Au détour d’un amendement à la loi Sapin 2, l’article 21 bis envisage une situation de crise sévère pour les assureurs, qui proviendrait soit d’une prolongation des taux négatifs, soit au contraire d’une forte remontée qui ferait chuter la valeur des obligations existantes ("prévenir l’apparition de mouvements de hausses excessives sur le prix des actifs de toute nature ou d’un endettement excessif des agents économiques"). Que devrait alors faire le Haut Conseil de Stabilité Financière (HCSF), qui dépend du ministère de l’économie ? Tout simplement bloquer les contrats d’assurance-vie :

  •  "Limiter temporairement l’exercice de certaines opérations ou activités, y compris l’acceptation de primes ou versements ;
  •  Suspendre ou restreindre temporairement la libre disposition de tout ou partie des actifs ;
  •  Suspendre, retarder ou limiter, pour tout ou partie du portefeuille, le paiement des valeurs de rachat, la faculté d’arbitrages ou le versement d’avances sur contrat."

Concrètement, les clients de l’assurance-vie verraient le versement de leurs primes s’arrêter net, et ils ne pourraient plus sortir de leurs contrats pour récupérer leur argent. Tout cela "temporairement" bien sûr, le temps que la crise soit réglée… à moins, plus sûrement, qu’ils ne subissent une coupe sombre afin d’éviter la faillite des assureurs. Voici la "BRRD de l’assurance-vie", l’équivalent de la ponction des comptes bancaires pour les banques en situation de faillite.

Lors des débats en commission des finances, des députés ont dénoncé la précipitation avec laquelle cet article était inclus dans la loi :

- "Pourquoi cette affaire compliquée est-elle traitée par le biais d’un amendement du rapporteur ?"
- "Cette proposition a un impact potentiel considérable, mais comment l’analyser sérieusement alors qu’à seize heures dix, les amendements ne nous étaient pas encore accessibles ?" [il est 16h45]
D’autres ont eu des sueurs froides :
- "Cet amendement me terrorise. A-t-on le droit de restreindre aussi fortement le droit des contrats ?"
- "La rédaction de l’amendement ne serait pas différente si vous aviez décidé la fin de cette forme d’épargne que sont les contrats d’assurance vie."
Le rapporteur a clairement annoncé la couleur dès le début des débats :
- "L’amendement, élaboré en concertation avec le Gouvernement, tend à renforcer les pouvoirs du Haut Conseil de Stabilité Financière en lui donnant la faculté juridique de soumettre le secteur de l’assurance à un régime macroprudentiel contraignant, inspiré du régime macroprudentiel applicable au secteur bancaire [BRRD], en cas de risque systémique avéré."
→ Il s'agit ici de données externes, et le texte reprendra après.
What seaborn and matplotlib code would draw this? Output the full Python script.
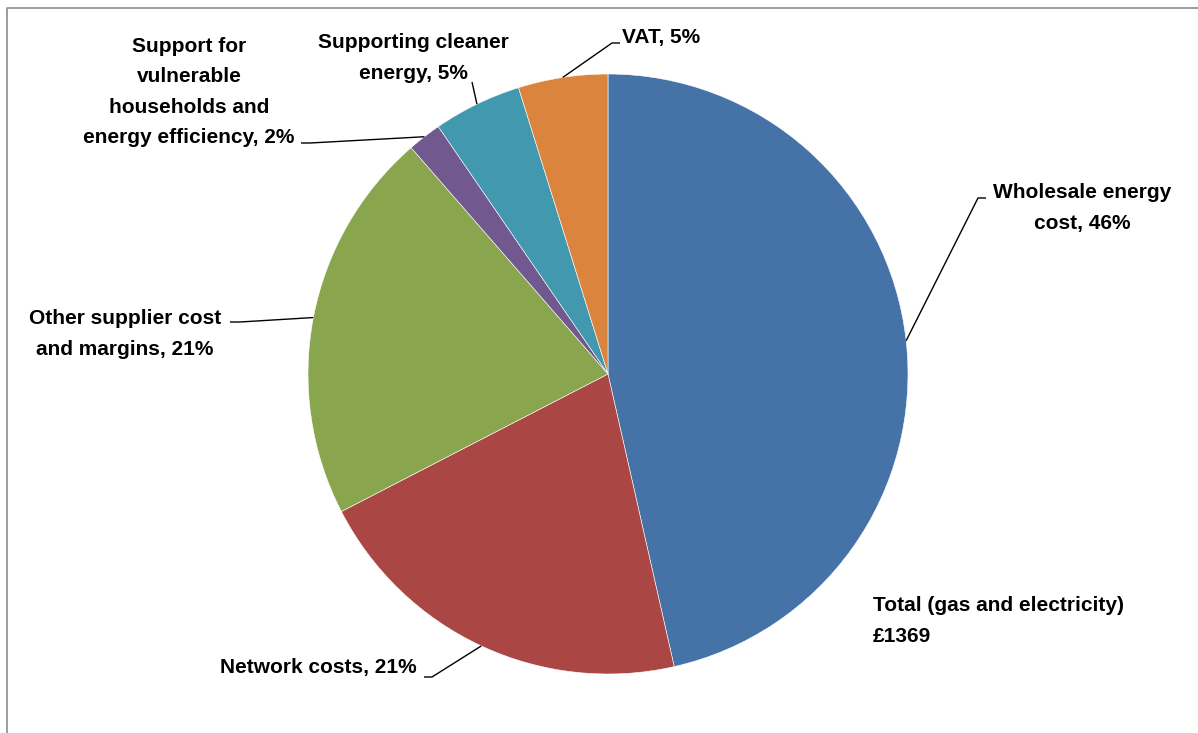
import matplotlib
matplotlib.use("Agg")
import matplotlib.pyplot as plt
import numpy as np
import seaborn as sns

# Average annual dual-fuel bill breakdown (£)
categories = [
    "Wholesale energy cost",
    "Network costs",
    "Other supplier cost and margins",
    "Support for vulnerable households and energy efficiency",
    "Supporting cleaner energy",
    "VAT",
]
bill_gbp = [636, 287, 290, 25, 65, 66]
label_text = [
    "Wholesale energy\ncost",
    "Network costs",
    "Other supplier cost\nand margins",
    "Support for\nvulnerable\nhouseholds and\nenergy efficiency",
    "Supporting cleaner\nenergy",
    "VAT",
]
total_caption = "Total (gas and electricity)"

sns.set_theme(style="white")
plt.rcParams["font.family"] = ["Liberation Sans", "DejaVu Sans"]

colors = ["#4572A7", "#AA4643", "#89A54E", "#71588F", "#4198AF", "#DB843D"]

W, H = 1198, 733
fig = plt.figure(figsize=(W / 100, H / 100), dpi=100)
ax = fig.add_axes([0, 0, 1, 1])

cx, cy, r = 608, H - 374, 300
wedges, _ = ax.pie(
    bill_gbp, colors=colors, startangle=90, counterclock=False,
    radius=r, center=(cx, cy), frame=True,
    wedgeprops=dict(linewidth=0.4, edgecolor="white"),
)
ax.set_xlim(0, W)
ax.set_ylim(0, H)
ax.set_aspect("equal")
ax.axis("off")

total = sum(bill_gbp)
pcts = [round(100 * v / total) for v in bill_gbp]

# label layout: text anchor (pixel coords from top), alignment, elbow point, elbow end
layout = [
    dict(xy=(1082, 208), ha="center", elbow=(978, 198), end=(986, 198)),
    dict(xy=(318, 668), ha="center", elbow=(432, 677), end=(424, 677)),
    dict(xy=(125, 334), ha="center", elbow=(240, 322), end=(230, 322)),
    dict(xy=(189, 92), ha="center", elbow=(310, 143), end=(301, 143)),
    dict(xy=(413, 58), ha="center", elbow=(472, 82), end=(472, 82)),
    dict(xy=(622, 37), ha="left", elbow=(612, 43), end=(620, 43)),
]

fs = 15
ls = 1.76
for w, txt, p, lay in zip(wedges, label_text, pcts, layout):
    mid = np.deg2rad((w.theta1 + w.theta2) / 2)
    px, py = cx + r * np.cos(mid), cy + r * np.sin(mid)
    ex, ey = lay["elbow"]
    fx, fy = lay["end"]
    ax.plot([px, ex, fx], [py, H - ey, H - fy], color="black", lw=1.0,
            solid_capstyle="butt")
    ax.text(lay["xy"][0], H - lay["xy"][1], f"{txt}, {p}%", ha=lay["ha"],
            va="center", fontsize=fs, fontweight="bold", color="black",
            linespacing=ls)

ax.text(873, H - 621, f"{total_caption}\n£{total}", ha="left", va="center",
        fontsize=fs, fontweight="bold", color="black", linespacing=ls)

# chart area border (top and left edges visible)
ax.plot([6.5, 6.5, W], [0, H - 7.5, H - 7.5], color="#8c8c8c", lw=1.2)

fig.savefig("out.png", dpi=100, facecolor="white")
Mais finalement l’article 21 bis sera adopté sans problème lors de cette commission et, deux semaines plus tard, en séance publique.

Les assureurs ont suivi les banquiers, les détenteurs de contrats d’assurance-vie sont désormais soumis au même régime que les clients des banques : "C’est ton argent… sauf si j’en ai besoin." Et ce besoin risque bientôt de se manifester : les taux négatifs font plonger les revenus des assureurs et écrasent les marges bancaires. On ignore quand le "grand reset" aura lieu, mais on sait désormais, sans l’ombre d’un doute, qu’il se fera sur le dos des épargnants.